Return all of the data exactly, with nothing left out but the pictures.

-=-=-

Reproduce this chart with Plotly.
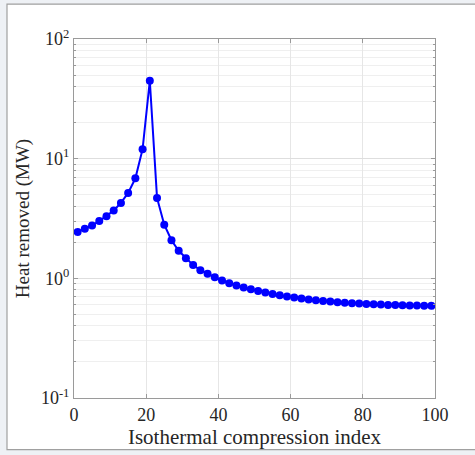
import plotly.graph_objects as go

x_index = list(range(1, 100, 2))
heat_mw = [2.44, 2.60, 2.77, 3.01, 3.31, 3.69, 4.27, 5.17, 6.85, 12.0,
           44.8, 4.70, 2.81, 2.08, 1.70, 1.47, 1.29, 1.17, 1.09, 1.02,
           0.957, 0.909, 0.870, 0.837, 0.811, 0.785, 0.761, 0.741, 0.722, 0.705,
           0.691, 0.679, 0.666, 0.656, 0.647, 0.639, 0.632, 0.626, 0.620, 0.615,
           0.611, 0.607, 0.603, 0.600, 0.598, 0.596, 0.594, 0.592, 0.590, 0.589]
y_tickvals = [0.1, 1, 10, 100]
y_ticktext = ["10<sup>-1</sup>", "10<sup>0</sup>", "10<sup>1</sup>", "10<sup>2</sup>"]
x_tickvals = [0, 20, 40, 60, 80, 100]

L, R, T, B = 74, 435, 39, 400
W, H = 475, 455
pw, ph = R - L, B - T

def px(v):
    return (v - L) / pw

def py(v):
    return (B - v) / ph

fig = go.Figure()
fig.add_trace(go.Scatter(
    x=x_index, y=heat_mw, mode="lines+markers",
    line=dict(color="#0000ff", width=2),
    marker=dict(color="#0000ff", size=8),
    showlegend=False,
))

font = "Liberation Serif, Times New Roman, serif"
fig.update_layout(
    width=W, height=H,
    margin=dict(l=L, r=W - R, t=T, b=H - B),
    paper_bgcolor="#eef1f5",
    plot_bgcolor="white",
    font=dict(family=font, size=17, color="#262626"),
    shapes=[dict(type="rect", xref="paper", yref="paper",
                 x0=px(7), x1=px(480), y0=py(452), y1=py(4),
                 fillcolor="white", line=dict(color="#a0a0a0", width=1.2),
                 layer="below")],
)
fig.update_xaxes(
    range=[0, 100], tickvals=x_tickvals,
    showgrid=True, gridcolor="#e6e6e6", gridwidth=1,
    showline=True, linecolor="#9a9a9a", linewidth=1, mirror="ticks",
    ticks="inside", ticklen=4, tickcolor="#9a9a9a",
    zeroline=False,
    tickfont=dict(family=font, size=18, color="#262626"),
    title=dict(text="Isothermal compression index", standoff=4,
               font=dict(family=font, size=21, color="#262626")),
)
fig.update_yaxes(
    type="log", range=[-1, 2], tickvals=y_tickvals, ticktext=y_ticktext,
    showgrid=True, gridcolor="#dedede", gridwidth=1,
    minor=dict(showgrid=True, gridcolor="#efefef", gridwidth=1,
               ticks="inside", ticklen=2, tickcolor="#9a9a9a", dtick="D1"),
    showline=True, linecolor="#9a9a9a", linewidth=1, mirror="ticks",
    ticks="inside", ticklen=4, tickcolor="#9a9a9a",
    zeroline=False,
    tickfont=dict(family=font, size=18, color="#262626"),
    title=dict(text="Heat removed (MW)", standoff=6,
               font=dict(family=font, size=19, color="#262626")),
)

fig.write_html("out.html")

-=-=-

Finished answer:
Reproduce this chart with Plotly.
import plotly.graph_objects as go

x_index = list(range(1, 100, 2))
heat_mw = [2.44, 2.60, 2.77, 3.01, 3.31, 3.69, 4.27, 5.17, 6.85, 12.0,
           44.8, 4.70, 2.81, 2.08, 1.70, 1.47, 1.29, 1.17, 1.09, 1.02,
           0.957, 0.909, 0.870, 0.837, 0.811, 0.785, 0.761, 0.741, 0.722, 0.705,
           0.691, 0.679, 0.666, 0.656, 0.647, 0.639, 0.632, 0.626, 0.620, 0.615,
           0.611, 0.607, 0.603, 0.600, 0.598, 0.596, 0.594, 0.592, 0.590, 0.589]
y_tickvals = [0.1, 1, 10, 100]
y_ticktext = ["10<sup>-1</sup>", "10<sup>0</sup>", "10<sup>1</sup>", "10<sup>2</sup>"]
x_tickvals = [0, 20, 40, 60, 80, 100]

L, R, T, B = 74, 435, 39, 400
W, H = 475, 455
pw, ph = R - L, B - T

def px(v):
    return (v - L) / pw

def py(v):
    return (B - v) / ph

fig = go.Figure()
fig.add_trace(go.Scatter(
    x=x_index, y=heat_mw, mode="lines+markers",
    line=dict(color="#0000ff", width=2),
    marker=dict(color="#0000ff", size=8),
    showlegend=False,
))

font = "Liberation Serif, Times New Roman, serif"
fig.update_layout(
    width=W, height=H,
    margin=dict(l=L, r=W - R, t=T, b=H - B),
    paper_bgcolor="#eef1f5",
    plot_bgcolor="white",
    font=dict(family=font, size=17, color="#262626"),
    shapes=[dict(type="rect", xref="paper", yref="paper",
                 x0=px(7), x1=px(480), y0=py(452), y1=py(4),
                 fillcolor="white", line=dict(color="#a0a0a0", width=1.2),
                 layer="below")],
)
fig.update_xaxes(
    range=[0, 100], tickvals=x_tickvals,
    showgrid=True, gridcolor="#e6e6e6", gridwidth=1,
    showline=True, linecolor="#9a9a9a", linewidth=1, mirror="ticks",
    ticks="inside", ticklen=4, tickcolor="#9a9a9a",
    zeroline=False,
    tickfont=dict(family=font, size=18, color="#262626"),
    title=dict(text="Isothermal compression index", standoff=4,
               font=dict(family=font, size=21, color="#262626")),
)
fig.update_yaxes(
    type="log", range=[-1, 2], tickvals=y_tickvals, ticktext=y_ticktext,
    showgrid=True, gridcolor="#dedede", gridwidth=1,
    minor=dict(showgrid=True, gridcolor="#efefef", gridwidth=1,
               ticks="inside", ticklen=2, tickcolor="#9a9a9a", dtick="D1"),
    showline=True, linecolor="#9a9a9a", linewidth=1, mirror="ticks",
    ticks="inside", ticklen=4, tickcolor="#9a9a9a",
    zeroline=False,
    tickfont=dict(family=font, size=18, color="#262626"),
    title=dict(text="Heat removed (MW)", standoff=6,
               font=dict(family=font, size=19, color="#262626")),
)

fig.write_html("out.html")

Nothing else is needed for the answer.